## begin

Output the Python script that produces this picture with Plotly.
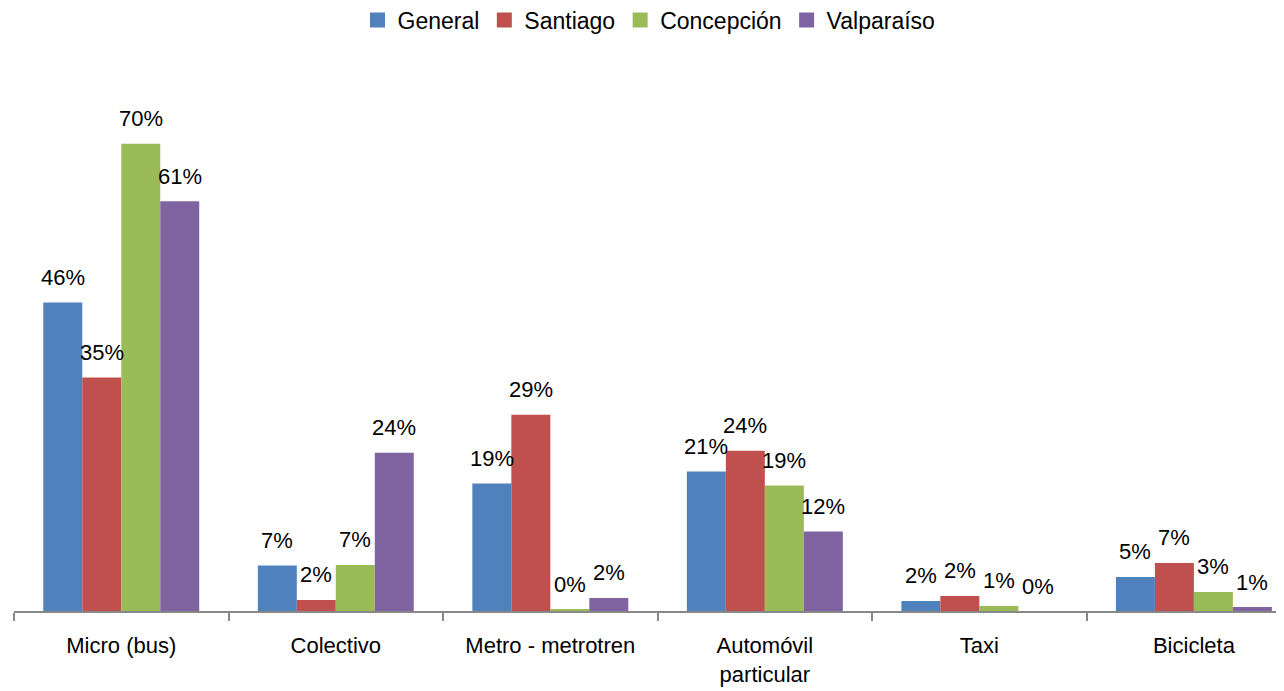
import plotly.graph_objects as go

categories = ["Micro (bus)", "Colectivo", "Metro - metrotren", "Automóvil<br>particular", "Taxi", "Bicicleta"]
series_names = ["General", "Santiago", "Concepción", "Valparaíso"]
general = [46.2, 6.8, 19.1, 20.9, 1.5, 5.1]
santiago = [35.0, 1.65, 29.4, 24.0, 2.25, 7.2]
concepcion = [70.0, 6.9, 0.3, 18.8, 0.75, 2.85]
valparaiso = [61.4, 23.7, 1.95, 11.9, 0.0, 0.6]
colors = ["#4F81BD", "#C0504D", "#9BBB59", "#8064A2"]

FONT = "Liberation Sans"
W, H = 1284, 691
ML, MR, MT, MB = 6, 8, 69, 88
XRANGE = [-0.5, 5.42]
BARGAP = 0.273

plot_w = W - ML - MR
cat_px = plot_w / (XRANGE[1] - XRANGE[0])
bar_px = cat_px * (1 - BARGAP) / len(series_names)

all_series = [general, santiago, concepcion, valparaiso]
fig = go.Figure()
annotations = []
for i, (name, vals, col) in enumerate(zip(series_names, all_series, colors)):
    fig.add_trace(go.Bar(
        name=name, x=categories, y=vals,
        marker=dict(color=col, line=dict(width=0)),
        showlegend=False, hoverinfo="x+y",
    ))
    fig.add_trace(go.Scatter(
        name=name, x=[None], y=[None], mode="markers",
        marker=dict(symbol="square", size=15, color=col), showlegend=True,
    ))
    offset = (i - (len(series_names) - 1) / 2) * bar_px
    for c, v in zip(categories, vals):
        annotations.append(dict(
            x=c, y=v, xref="x", yref="y", text=f"{v:.0f}%", showarrow=False,
            xshift=offset, yshift=25, yanchor="middle", xanchor="center",
            font=dict(family=FONT, size=22, color="#000000"),
        ))

fig.update_layout(
    width=W, height=H,
    paper_bgcolor="white", plot_bgcolor="white",
    margin=dict(l=ML, r=MR, t=MT, b=MB, autoexpand=False),
    barmode="group", bargap=BARGAP, bargroupgap=0,
    font=dict(family=FONT, size=22, color="#000000"),
    annotations=annotations,
    legend=dict(orientation="h", x=0.5, xanchor="center", y=1.147, yanchor="top",
                font=dict(family=FONT, size=23),
                itemwidth=30, traceorder="normal"),
    xaxis=dict(range=XRANGE, showline=True, linecolor="#888888", linewidth=1.5,
               ticks="outside", tickson="boundaries", ticklen=8, tickcolor="#888888",
               tickwidth=1.5, showgrid=False, tickfont=dict(family=FONT, size=22),
               ticklabelstandoff=14),
    yaxis=dict(range=[0, 80], visible=False, showgrid=False, zeroline=False),
)

fig.write_html("out.html")
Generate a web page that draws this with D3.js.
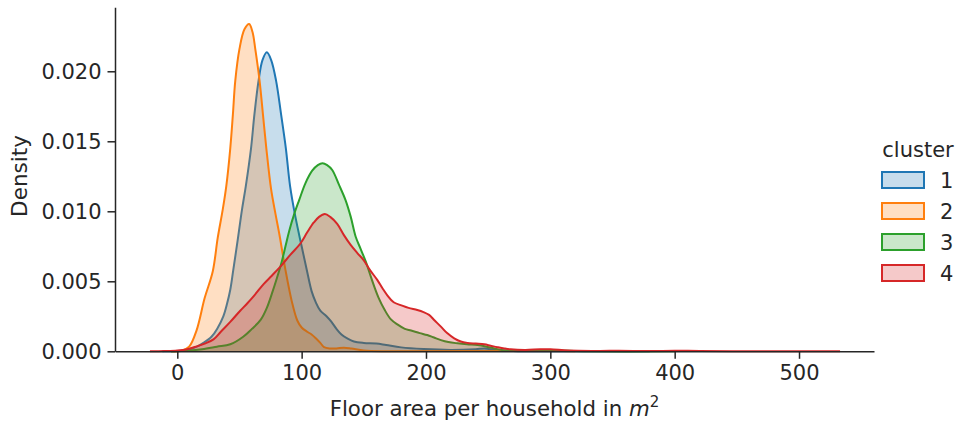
<!DOCTYPE html>
<html>
<head>
<meta charset="utf-8">
<script src="https://cdn.jsdelivr.net/npm/d3@7"></script>
<style>
    body { margin: 0; background: #fff; }
    svg { display: block; font-family: 'DejaVu Sans', sans-serif; }
</style>
</head>
<body>
<svg id="chart" width="959" height="423"></svg>
<script>
// KDE of floor area per household, one curve per cluster

const clusters = ['1', '2', '3', '4'];
const colors = ['#1f77b4', '#ff7f0e', '#2ca02c', '#d62728'];
const xTicks = [0, 100, 200, 300, 400, 500];
const yTicks = [0, 0.005, 0.010, 0.015, 0.020];

// [area, density]
const cluster1 = [
    [-12, 0], [0, 0.00002], [8, 0.0001], [15.7, 0.00033], [21, 0.0006], [27.5, 0.00104],
    [32, 0.0016], [37, 0.0025], [40, 0.0034], [42.6, 0.0044], [45, 0.0058], [48.5, 0.0079],
    [52, 0.0101], [55.1, 0.0118], [59.3, 0.0145], [62, 0.0169], [65.3, 0.0193], [68.5, 0.0208],
    [72, 0.02136], [75.5, 0.0208], [79.5, 0.0193], [83.5, 0.0169], [87.3, 0.0145], [90.7, 0.0118],
    [95, 0.0096], [100, 0.0075], [104.4, 0.0057], [108, 0.0043], [111.4, 0.0035], [115, 0.0029],
    [120, 0.0025], [124, 0.0021], [128, 0.0016], [132, 0.0012], [137, 0.0009], [142, 0.0007],
    [150, 0.0006], [160, 0.00056], [168, 0.00045], [180, 0.00028], [198, 0.00016], [220, 0.0001],
    [240, 0.00015], [247, 0.0002], [256, 0.0001], [270, 0.00003], [300, 0], [380, 0]
];
const cluster2 = [
    [-5, 0], [3, 0.00003], [9.5, 0.00033], [15.5, 0.0015], [22, 0.0038], [28.5, 0.0057],
    [32.5, 0.0081], [36.5, 0.0101], [39.4, 0.0118], [42.6, 0.0145], [44.7, 0.0169], [46.6, 0.0193],
    [50, 0.0216], [54, 0.023], [57.8, 0.02338], [60.5, 0.0228], [62.7, 0.0216], [66.2, 0.0193],
    [68.9, 0.0169], [71.6, 0.0145], [75.4, 0.0116], [79, 0.0098], [82.4, 0.0082], [87, 0.0058],
    [92, 0.0036], [96.5, 0.0022], [100, 0.0017], [104.4, 0.0014], [108, 0.0012], [111.4, 0.00093],
    [115, 0.0006], [118, 0.0003], [123, 0.0002], [128, 0.0002], [134, 0.00026], [140, 0.0002],
    [150, 0.00005], [170, 0], [300, 0.00004], [320, 0]
];
const cluster3 = [
    [-5, 0], [10, 0.00005], [20, 0.00015], [31.8, 0.00033], [42.6, 0.0005], [53, 0.00104],
    [60, 0.0016], [67, 0.00224], [72, 0.0031], [76, 0.0041], [80, 0.0052], [84, 0.0064],
    [87, 0.0075], [90, 0.0086], [94, 0.0098], [98, 0.0108], [103, 0.012], [108.5, 0.0129],
    [113, 0.0133], [116.8, 0.01343], [120.5, 0.0133], [124.6, 0.01295], [130, 0.0119],
    [135.3, 0.0108], [139.5, 0.0096], [143.4, 0.0082], [147.5, 0.0073], [151.6, 0.0064],
    [155, 0.0055], [158.5, 0.0046], [162, 0.0038], [166.5, 0.003], [171.6, 0.0023],
    [177.3, 0.0019], [183, 0.0016], [188, 0.00148], [195, 0.0013], [201, 0.00116], [206, 0.001],
    [212, 0.0008], [218, 0.00066], [225.3, 0.00057], [233, 0.0005], [241.5, 0.00045],
    [248, 0.00035], [255, 0.0002], [262, 0.00008], [275, 0.00002], [300, 0.00006], [330, 0], [400, 0]
];
const cluster4 = [
    [-22, 0], [-10, 0.00002], [0, 0.00006], [8, 0.00015], [15.7, 0.00035], [22, 0.00055],
    [29.1, 0.00085], [35, 0.0014], [42.6, 0.0021], [50.6, 0.0029], [56, 0.0034], [62, 0.004],
    [69.4, 0.0048], [76, 0.0054], [82.9, 0.00605], [91, 0.0069], [99, 0.0077], [104.5, 0.0085],
    [109.8, 0.0092], [114, 0.0096], [118.7, 0.0098], [123, 0.0096], [128.6, 0.0091], [134, 0.0083],
    [139.4, 0.0076], [145, 0.007], [150, 0.0065], [155, 0.0058], [160.8, 0.0051], [165, 0.0045],
    [168.9, 0.004], [174, 0.0035], [179.7, 0.0033], [186, 0.0031], [193, 0.00295], [198, 0.0028],
    [202.5, 0.0026], [207, 0.0022], [212, 0.00176], [217, 0.0013], [222.7, 0.00093], [228, 0.0007],
    [233.4, 0.0006], [240, 0.00055], [246.9, 0.0005], [252, 0.0004], [257.7, 0.00029], [263, 0.0002],
    [268, 0.00014], [280, 0.0001], [292, 0.00015], [300, 0.00015], [315, 0.00005], [340, 0.00003],
    [355, 0.00004], [380, 0.00002], [400, 0.00004], [420, 0.00002], [460, 0.00001], [500, 0.00001], [533, 0]
];
const series = [cluster1, cluster2, cluster3, cluster4];

const svg = d3.select('#chart');
const ink = '#262626';

const x = d3.scaleLinear().domain([-50.1, 560.3]).range([115, 874]);
const y = d3.scaleLinear().domain([0, 0.02457]).range([351.3, 7.3]);

// Curves: fill + outline, drawn in hue order
const curve = d3.curveCatmullRom.alpha(0.5);
const area = d3.area()
    .x(d => x(d[0]))
    .y0(y(0))
    .y1(d => Math.min(y(0), y(d[1])))
    .curve(curve);
const line = d3.line()
    .x(d => x(d[0]))
    .y(d => y(d[1]))
    .curve(curve);

const plot = svg.append('g');
series.forEach((pts, i) => {
    plot.append('path')
        .attr('d', area(pts))
        .attr('fill', colors[i])
        .attr('fill-opacity', 0.25)
        .attr('stroke', 'none');
    plot.append('path')
        .attr('d', line(pts))
        .attr('fill', 'none')
        .attr('stroke', colors[i])
        .attr('stroke-width', 2)
        .attr('stroke-linejoin', 'round');
});

// Axes
const xAxis = svg.append('g')
    .attr('transform', `translate(0,${y(0)})`)
    .call(d3.axisBottom(x).tickValues(xTicks).tickSizeInner(7.5).tickSizeOuter(0).tickPadding(6));
const yAxis = svg.append('g')
    .attr('transform', `translate(${x.range()[0]},0)`)
    .call(d3.axisLeft(y).tickValues(yTicks).tickFormat(d3.format('.3f')).tickSizeInner(7.5).tickSizeOuter(0).tickPadding(6));

[xAxis, yAxis].forEach(a => {
    a.select('.domain').attr('stroke', ink).attr('stroke-width', 1.5);
    a.selectAll('.tick line').attr('stroke', ink).attr('stroke-width', 1.5);
    a.selectAll('.tick text')
        .attr('fill', ink)
        .style('font-family', "'DejaVu Sans', sans-serif")
        .style('font-size', '21px');
});

// Axis labels
const xLabel = svg.append('text')
    .attr('x', (x.range()[0] + x.range()[1]) / 2)
    .attr('y', 416)
    .attr('text-anchor', 'middle')
    .attr('fill', ink)
    .style('font-size', '21.3px');
xLabel.append('tspan').text('Floor area per household in ');
xLabel.append('tspan').style('font-style', 'italic').text('m');
xLabel.append('tspan').attr('dy', -9).style('font-size', '15px').text('2');

svg.append('text')
    .attr('transform', 'translate(27,176) rotate(-90)')
    .attr('text-anchor', 'middle')
    .attr('fill', ink)
    .style('font-size', '21.5px')
    .text('Density');

// Legend
const legend = svg.append('g').attr('transform', 'translate(881,0)');
legend.append('text')
    .attr('x', 37)
    .attr('y', 157)
    .attr('text-anchor', 'middle')
    .attr('fill', ink)
    .style('font-size', '21px')
    .text('cluster');

clusters.forEach((c, i) => {
    const cy = 180 + i * 31;
    legend.append('rect')
        .attr('x', 1)
        .attr('y', cy - 8)
        .attr('width', 42)
        .attr('height', 16)
        .attr('fill', colors[i])
        .attr('fill-opacity', 0.25)
        .attr('stroke', colors[i])
        .attr('stroke-width', 2);
    legend.append('text')
        .attr('x', 59)
        .attr('y', cy + 7.5)
        .attr('fill', ink)
        .style('font-size', '21px')
        .text(c);
});
</script>
</body>
</html>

## end

### [Task directions]
The required output is the exact run of lines from the start of the records through the line containing "BARGAP = 0.273", both ends included, with no pictures.

### [Solution for this exercise]
Output the Python script that produces this picture with Plotly.
import plotly.graph_objects as go

categories = ["Micro (bus)", "Colectivo", "Metro - metrotren", "Automóvil<br>particular", "Taxi", "Bicicleta"]
series_names = ["General", "Santiago", "Concepción", "Valparaíso"]
general = [46.2, 6.8, 19.1, 20.9, 1.5, 5.1]
santiago = [35.0, 1.65, 29.4, 24.0, 2.25, 7.2]
concepcion = [70.0, 6.9, 0.3, 18.8, 0.75, 2.85]
valparaiso = [61.4, 23.7, 1.95, 11.9, 0.0, 0.6]
colors = ["#4F81BD", "#C0504D", "#9BBB59", "#8064A2"]

FONT = "Liberation Sans"
W, H = 1284, 691
ML, MR, MT, MB = 6, 8, 69, 88
XRANGE = [-0.5, 5.42]
BARGAP = 0.273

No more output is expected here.